Google Cloud Security

Mandiant Digital Threat Monitoring

Role: Lead UX Designer

Mandiant Digital Threat Monitoring (DTM) provides Google Cloud Security customers with the capability to detect and anticipate potential threats to their organizations from across the open, deep, and dark web. Customers are able to monitor underground marketplace listings, malware repositories, blogs, forums and paste sites for signs of imminent threats or evidence of successful attacks, including leaked data and compromised credentials.

Please note: all images and information derived from publicly available sources.

Project Highlights

  • Contributed to growing the DTM customer base by 20% in the last year, and more than a 50% improvement in key usage metrics.

  • Enabled the company to retire a legacy application, resulting in $500k in annual savings.

  • Collaborated closely with engineering teams and stakeholders to keep DTM on track over the course of Google’s acquisition of Mandiant, team changes and leadership churn.

  • Successfully anticipated future needs and grounded blue-sky ideation in conceptual designs.

Team Feedback

DTM wouldn't be where it is without Sebastian. He's vital in coming up with requirements and UX to help engineering start development. He's great at anticipating challenges and questions, and designing something that the user needs.”

~ Engineering Manager

Project Background

The Digital Threat Monitoring product was originally developed as a tool primarily for use by Mandiant’s internal analysts to protect Mandiant Managed Defense customers. I was brought onto the project as part of a larger effort to improve and productize the tool, and integrate it into a new product ecosystem.

Legacy DTM

  • Siloed, not integrated with other products

  • Used a deprecated visual design system

  • Limited functionality

  • Expensive to maintain and update

New DTM

I collaborated with product managers and engineers, and other technical and product stakeholders to identify gaps in the legacy product, write new product requirements, and define a roadmap to integrate DTM into the Mandiant Advantage product suite.

When Mandiant was acquired by Google Cloud, I worked to incorporate DTM into the Google Cloud Security product suite while maintaining the Mandiant brand within this new context.

Alerts

Alerts are generated by monitors - saved searches run against data collections - and are the primary object of the DTM user experience. The majority of a user’s time using the product is spent assessing and triaging alerts.

Alert filtering functionality was exponentially expanded, and alert display was improved with human-friendly titling, summaries, automated severity scoring, tagging, and alert aggregation, among many other UX enhancements.

Enriching DTM Alert data and integrating Mandiant Intelligence summaries into the Alert Details view were critical improvements, helping users understand context and assess risk without having to pivot into a separate product.

Monitor Configuration

Monitors are configured by the user to meet particular use cases and answer their most pressing questions, e.g. “have my usernames and passwords been leaked?” Monitor configuration underpins the entire product.
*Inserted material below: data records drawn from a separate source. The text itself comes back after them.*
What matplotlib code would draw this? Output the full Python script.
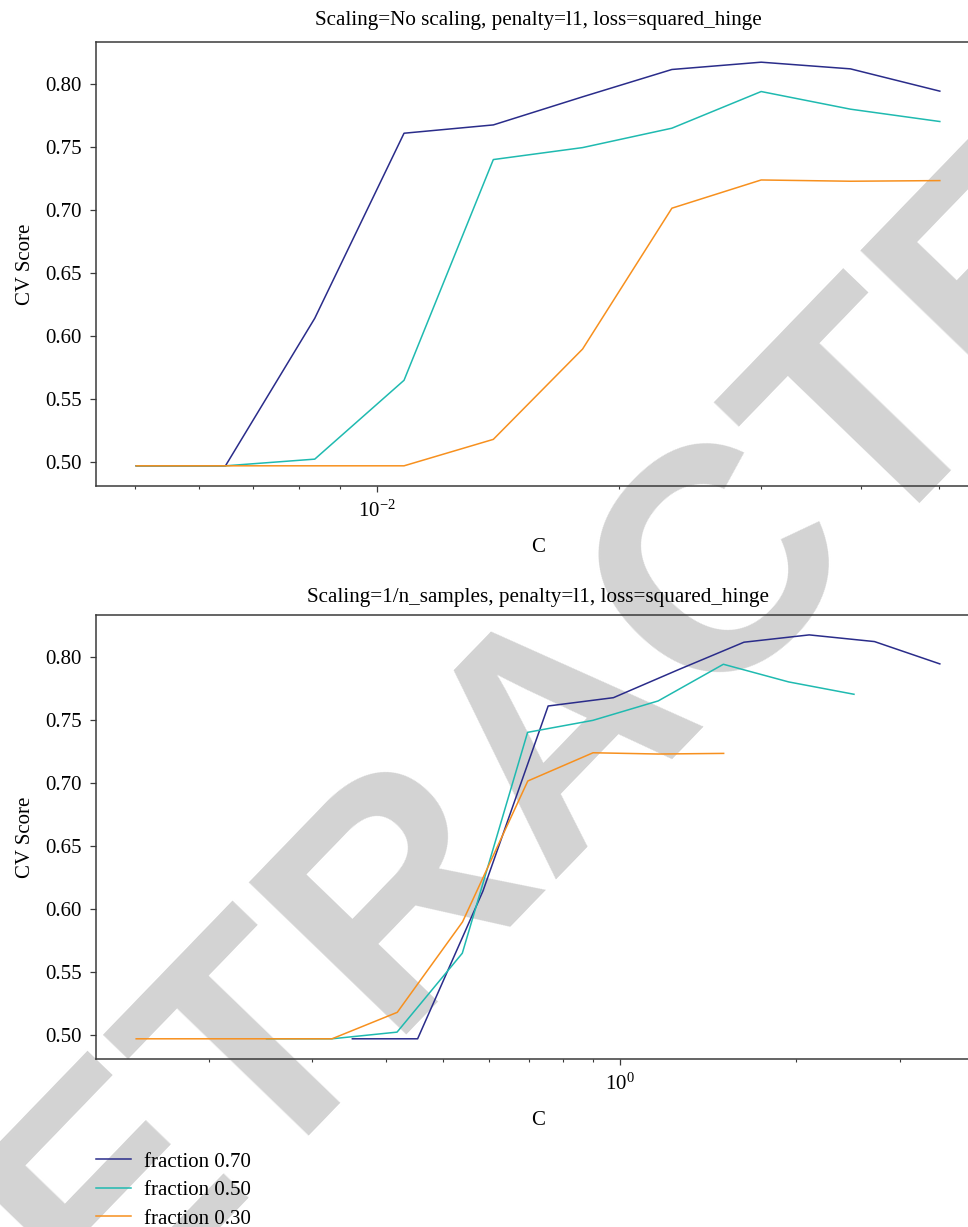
import matplotlib
matplotlib.use("Agg")
import matplotlib.pyplot as plt

# C grid used for the search
cs = [0.005012, 0.006473, 0.008360, 0.010797, 0.013945,
      0.018009, 0.023260, 0.030040, 0.038797, 0.050119]
n_samples = 100
fractions = [0.70, 0.50, 0.30]

score_070 = [0.4968, 0.4968, 0.6139, 0.7608, 0.7674,
             0.7897, 0.8114, 0.8172, 0.8119, 0.7942]
score_050 = [0.4968, 0.4968, 0.5021, 0.5647, 0.7399,
             0.7494, 0.7648, 0.7939, 0.7799, 0.7701]
score_030 = [0.4968, 0.4968, 0.4968, 0.4968, 0.5178,
             0.5895, 0.7013, 0.7237, 0.7227, 0.7232]
scores = [score_070, score_050, score_030]
colors = ["#2a2c8a", "#1fbab0", "#f7901e"]

titles = ["Scaling=No scaling, penalty=l1, loss=squared_hinge",
          "Scaling=1/n_samples, penalty=l1, loss=squared_hinge"]

plt.rcParams["font.family"] = ["Liberation Serif", "DejaVu Serif"]
plt.rcParams["mathtext.fontset"] = "custom"
plt.rcParams["mathtext.rm"] = "Liberation Serif"
plt.rcParams["axes.unicode_minus"] = False
plt.rcParams["font.size"] = 15

W, H = 968, 1227
fig = plt.figure(figsize=(W / 100, H / 100), dpi=100)

# grey diagonal watermark behind everything
fig.text(566 / W, 1 - 730 / H, "RETRACTED", rotation=46, fontsize=228,
         fontweight="bold", family="Liberation Sans", color="#d3d3d3",
         ha="center", va="center", zorder=-10)

ax1 = fig.add_axes([96 / W, 1 - 486 / H, 884 / W, 444 / H])
ax2 = fig.add_axes([96 / W, 1 - 1059 / H, 884 / W, 444.3 / H])

for i, ax in enumerate([ax1, ax2]):
    for frac, sc, col in zip(fractions, scores, colors):
        scale = 1 if i == 0 else n_samples * frac
        xs = [c * scale for c in cs]
        ax.semilogx(xs, sc, color=col, lw=1.1, label="fraction %.2f" % frac)
    ax.set_facecolor("none")
    ax.set_title(titles[i], fontsize=15.2, pad=12 if i == 0 else 9)
    ax.set_xlabel("C", labelpad=12)
    ax.set_ylabel("CV Score", labelpad=7)
    for s in ax.spines.values():
        s.set_color("#3a3a3a")
        s.set_linewidth(1.1)
    ax.tick_params(which="major", length=4.5, width=0.9, pad=6, color="#3a3a3a")
    ax.tick_params(which="minor", length=2.5, width=0.8, color="#3a3a3a")
    ax.set_yticks([0.50, 0.55, 0.60, 0.65, 0.70, 0.75, 0.80])

ax2.legend(loc="upper left", bbox_to_anchor=(96 / W, 1 - 1152 / H),
           bbox_transform=fig.transFigure, frameon=False,
           handlelength=1.68, handletextpad=0.62, labelspacing=0.43,
           borderaxespad=0, borderpad=0)

fig.savefig("out.png", dpi=100)
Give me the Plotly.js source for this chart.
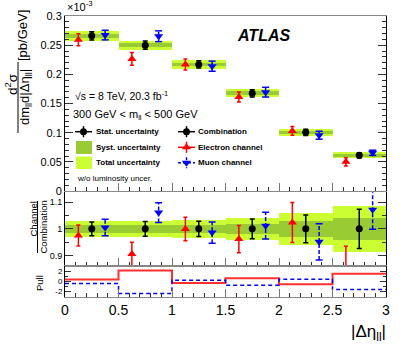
<!DOCTYPE html>
<html>
<head>
<meta charset="utf-8">
<script src="https://cdn.plot.ly/plotly-3.0.1.min.js"></script>
<style>html,body{margin:0;padding:0;background:#fff}#chart{width:407px;height:350px}</style>
</head>
<body>
<div id="chart"></div>
<script>
// |Δη_ll| bins, 300 GeV < m_ll < 500 GeV
const binEdges = [0, 0.5, 1, 1.5, 2, 2.5, 3];
const binCenters = [0.25, 0.75, 1.25, 1.75, 2.25, 2.75];

// cross sections, units of 1e-3 pb/GeV
const combination = [0.266, 0.250, 0.217, 0.1675, 0.1006, 0.0612];
const electron = [0.2594, 0.2265, 0.2168, 0.1611, 0.1030, 0.0502];
const muon = [0.2673, 0.2653, 0.2140, 0.1695, 0.0957, 0.0656];

// relative uncertainties (w.r.t. combination)
const statRel = [0.026, 0.028, 0.029, 0.037, 0.052, 0.074];
const systRel = [0.014, 0.014, 0.015, 0.020, 0.031, 0.042];
const totalRel = [0.031, 0.031, 0.033, 0.042, 0.061, 0.085];
const electronRel = [0.039, 0.044, 0.044, 0.051, 0.075, 0.115];
const muonRel = [0.031, 0.037, 0.040, 0.050, 0.068, 0.073];

// pulls
const electronPull = [0.35, 2.2, -0.35, 0.6, -0.6, 1.53];
const muonPull = [-0.47, -2.47, 0.2, -0.8, 0.4, -1.67];

const RED = '#ff0000', BLUE = '#0000ff';
const LIGHT = '#ccff33', DARK = '#99cc33';
const shift = 0.125;

// pixel -> paper helpers (plot area is 65..386 x 16..297)
const PX = p => (p - 65) / 321;
const PY = p => (297 - p) / 281;

const xE = binCenters.map(x => x - shift);
const xM = binCenters.map(x => x + shift);
const eRatio = electron.map((v, i) => v / combination[i]);
const mRatio = muon.map((v, i) => v / combination[i]);

function segs(xs, lo, hi) {
  const X = [], Y = [];
  xs.forEach((x, i) => { X.push(x, x, null); Y.push(lo[i], hi[i], null); });
  return {X, Y};
}

function band(base, rel, color, xa, ya) {
  return {
    type: 'bar', x: binCenters, width: 0.5,
    base: base.map((v, i) => v * (1 - rel[i])),
    y: base.map((v, i) => 2 * v * rel[i]),
    marker: {color: color, line: {width: 0}},
    xaxis: xa, yaxis: ya, hoverinfo: 'skip'
  };
}

function panel(comb, el, mu, xa, ya) {
  const tr = [];
  tr.push(band(comb, totalRel, LIGHT, xa, ya));
  tr.push(band(comb, systRel, DARK, xa, ya));
  tr.push({
    type: 'scatter', mode: 'markers', x: xE, y: el, xaxis: xa, yaxis: ya,
    marker: {symbol: 'triangle-up', size: 8, color: RED},
    error_y: {type: 'data', array: electronRel.map((r, i) => r * comb[i]), color: RED, thickness: 1.5, width: 2}
  });
  const s = segs(xM, mu.map((v, i) => v - muonRel[i] * comb[i]), mu.map((v, i) => v + muonRel[i] * comb[i]));
  tr.push({
    type: 'scatter', mode: 'lines+markers', x: s.X, y: s.Y, xaxis: xa, yaxis: ya,
    connectgaps: false,
    line: {color: BLUE, width: 1.5, dash: '4px,2px'},
    marker: {symbol: 'line-ew', size: 5, line: {color: BLUE, width: 1.5}}
  });
  tr.push({
    type: 'scatter', mode: 'markers', x: xM, y: mu, xaxis: xa, yaxis: ya,
    marker: {symbol: 'triangle-down', size: 8, color: BLUE}
  });
  tr.push({
    type: 'scatter', mode: 'markers', x: binCenters, y: comb, xaxis: xa, yaxis: ya,
    marker: {symbol: 'circle', size: 7, color: 'black'},
    error_y: {type: 'data', array: statRel.map((r, i) => r * comb[i]), color: 'black', thickness: 1.5, width: 2.5}
  });
  return tr;
}

let traces = [];
traces = traces.concat(panel(combination, electron, muon, 'x', 'y'));
traces = traces.concat(panel(combination.map(() => 1), eRatio, mRatio, 'x2', 'y2'));

// pull steps
traces.push({
  type: 'scatter', mode: 'lines', x: binEdges, y: electronPull.concat([electronPull[5]]),
  xaxis: 'x3', yaxis: 'y3', line: {shape: 'hv', color: '#ff3030', width: 2}
});
traces.push({
  type: 'scatter', mode: 'lines', x: binEdges, y: muonPull.concat([muonPull[5]]),
  xaxis: 'x3', yaxis: 'y3', line: {shape: 'hv', color: BLUE, width: 1.5, dash: '4px,3px'}
});

// legend symbols on a pixel-overlay subplot
function legSym(x, y, color, symbol, dash) {
  return [{
    type: 'scatter', mode: 'lines', x: [x - 8.5, x + 8.5, null, x, x], y: [y, y, null, y - 5.5, y + 5.5],
    xaxis: 'x4', yaxis: 'y4', line: {color: color, width: 1.5, dash: dash || 'solid'}, connectgaps: false
  }, {
    type: 'scatter', mode: 'markers', x: [x], y: [y], xaxis: 'x4', yaxis: 'y4',
    marker: {symbol: symbol, size: symbol === 'circle' ? 7 : 8, color: color}
  }];
}
traces = traces.concat(legSym(83.5, 131.7, 'black', 'circle'));
traces = traces.concat(legSym(186.5, 131.7, 'black', 'circle'));
traces = traces.concat(legSym(186.5, 147.3, RED, 'triangle-up'));
traces = traces.concat(legSym(186.5, 162.7, BLUE, 'triangle-down', '3px,2px'));

const xCommon = {
  range: [0, 3], dtick: 0.5, tick0: 0, ticks: 'inside', ticklen: 8, tickwidth: 1, tickcolor: '#777',
  showline: true, linecolor: '#888', linewidth: 1, mirror: true, showgrid: false, zeroline: false,
  minor: {dtick: 0.1, ticks: 'inside', ticklen: 4, tickcolor: '#333', showgrid: false}
};
const yCommon = {
  ticks: 'inside', ticklen: 8, tickwidth: 1, tickcolor: '#333', showline: true, linecolor: 'black',
  linewidth: 1, mirror: 'ticks', showgrid: false, zeroline: false
};

const ann = (x, y, text, size, extra) => Object.assign({
  xref: 'paper', yref: 'paper', x: x, y: y, text: text, showarrow: false,
  font: {size: size, color: 'black'}, xanchor: 'center', yanchor: 'middle'
}, extra || {});
const inAnn = (x, y, text, size, extra) => Object.assign({
  xref: 'x4', yref: 'y4', x: x, y: y, text: text, showarrow: false,
  font: {size: size, color: 'black'}, xanchor: 'left', yanchor: 'middle'
}, extra || {});

const layout = {
  width: 407, height: 350,
  margin: {l: 65, r: 21, t: 16, b: 53},
  paper_bgcolor: 'white', plot_bgcolor: 'rgba(0,0,0,0)',
  font: {family: 'Liberation Sans, Arial, sans-serif', color: 'black'},
  showlegend: false, hovermode: false, barmode: 'overlay', bargap: 0,
  xaxis: Object.assign({}, xCommon, {anchor: 'y', domain: [0, 1], showticklabels: false}),
  xaxis2: Object.assign({}, xCommon, {anchor: 'y2', domain: [0, 1], showticklabels: false}),
  xaxis3: Object.assign({}, xCommon, {anchor: 'y3', domain: [0, 1], tickfont: {size: 14}}),
  xaxis4: {anchor: 'y4', domain: [0, 1], range: [65, 386], visible: false, fixedrange: true},
  yaxis: Object.assign({}, yCommon, {anchor: 'x', domain: [0.377, 1], range: [0, 0.3], dtick: 0.05, tick0: 0,
    tickfont: {size: 11}, minor: {dtick: 0.01, ticks: 'inside', ticklen: 4, tickcolor: '#333', showgrid: false}}),
  yaxis2: Object.assign({}, yCommon, {anchor: 'x2', domain: [0.112, 0.373], range: [0.8625, 1.1375],
    tickvals: [0.9, 1, 1.1], ticktext: ['0.9', '1', '1.1'], tickfont: {size: 9},
    minor: {dtick: 0.05, ticks: 'inside', ticklen: 4, tickcolor: '#333', showgrid: false}}),
  yaxis3: Object.assign({}, yCommon, {anchor: 'x3', domain: [0, 0.11], range: [-3.2, 3.1],
    tickvals: [-2, 0, 2], ticktext: ['-2', '0', '2'], tickfont: {size: 8}, ticklen: 6,
    minor: {dtick: 1, ticks: 'inside', ticklen: 3, tickcolor: '#333', showgrid: false}}),
  yaxis4: {anchor: 'x4', domain: [0, 1], range: [297, 16], visible: false, fixedrange: true},
  shapes: [
    {type: 'line', xref: 'paper', yref: 'paper', x0: PX(18), x1: PX(18), y0: PY(62), y1: PY(133), line: {color: 'black', width: 1}},
    {type: 'line', xref: 'paper', yref: 'paper', x0: PX(37.5), x1: PX(37.5), y0: PY(201), y1: PY(253), line: {color: 'black', width: 1}},
    {type: 'rect', xref: 'x4', yref: 'y4', x0: 76, x1: 92, y0: 141, y1: 154, fillcolor: DARK, line: {width: 0}},
    {type: 'rect', xref: 'x4', yref: 'y4', x0: 76, x1: 92, y0: 156.5, y1: 169, fillcolor: LIGHT, line: {width: 0}}
  ],
  annotations: [
    ann(PX(65), PY(6), '×10<sup>-3</sup>', 11, {xanchor: 'left'}),
    ann(PX(11), PY(84), 'd<sup>2</sup>σ', 13.5, {textangle: -90}),
    ann(PX(26), PY(97), 'dm<sub>ll</sub>d|Δη<sub>ll</sub>|', 13, {textangle: -90}),
    ann(PX(22), PY(36), '[pb/GeV]', 13, {textangle: -90}),
    ann(PX(32.5), PY(219), 'Channel', 9.5, {textangle: -90}),
    ann(PX(42.5), PY(227), 'Combination', 9.5, {textangle: -90}),
    ann(PX(39), PY(283), 'Pull', 9.5, {textangle: -90}),
    ann(PX(388), PY(333), '|Δη<sub>ll</sub>|', 17, {xanchor: 'right'}),
    inAnn(263, 35, '<b><i>ATLAS</i></b>', 16, {xanchor: 'center'}),
    inAnn(73, 95, '√s = 8 TeV, 20.3 fb<sup>-1</sup>', 10.5),
    inAnn(71, 115, '300 GeV &lt; m<sub>ll</sub> &lt; 500 GeV', 11),
    inAnn(94, 131.7, '<b>Stat. uncertainty</b>', 8),
    inAnn(94, 147.3, '<b>Syst. uncertainty</b>', 8),
    inAnn(94, 162.7, '<b>Total uncertainty</b>', 8),
    inAnn(195.5, 131.7, '<b>Combination</b>', 8),
    inAnn(195.5, 147.3, '<b>Electron channel</b>', 8),
    inAnn(195.5, 162.7, '<b>Muon channel</b>', 8),
    inAnn(75, 178, 'w/o luminosity uncer.', 8)
  ]
};

Plotly.newPlot('chart', traces, layout, {staticPlot: true, displayModeBar: false});
</script>
</body>
</html>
It was also a major customer pain point as a misconfigured monitor could result in false alarms (noise), or missing a credible threat.

New DTM monitor configuration workflows were presented as a use-case based UX that simplified the setup process, improving time to value and lowering the level of expertise required to configure the product.

The monitor creation UI that I designed for the initial MVP (not shown here) was based on a set of conditional statements and booleans. It was powerful and flexible, but too complicated and error prone to meet the needs of a growing user base with varying degrees of in-house expertise.

I updated the MVP Monitor setup UI with a wizard flow based on a Google Cloud Design System “Stepper” component. This simpler UI was well received and met the needs of the majority of users. Advanced configuration options remained available for our expert-level users.

Envisioning the Future

Once DTM had been migrated to a new design system and implemented with a common set of Google components, it became feasible to explore in increasing number of UX improvements. The integration of additional Google-specific data sources extended the realm of what was possible and allowed us to address more user requests in our product roadmap.

A notional concept of how robust charting components might be integrated into the Alert List view. Also note that this shows DTM within the Google Threat Intelligence product suite.

Conclusion

During my tenure as the DTM UX Lead, Mandiant underwent an acquisition by Google Cloud. I worked under three project managers, oversaw two design system migrations, and encountered frequent shifts in business priorities that profoundly impacted our product’s direction. Despite these challenges, I am proud to have delivered innovative solutions that prioritized a high-quality user experience for our customers. Additionally, I played a crucial role in supporting complex business requirements and collaborating with product leadership to envision the future trajectory of DTM.

“Sebastian has worked through a challenging series of quarters on DTM as the project looks to find solid footing in a complex SecOps portfolio. He has designed and delivered high fidelity mockups and prototypes for features above and beyond the current roadmap of DTM.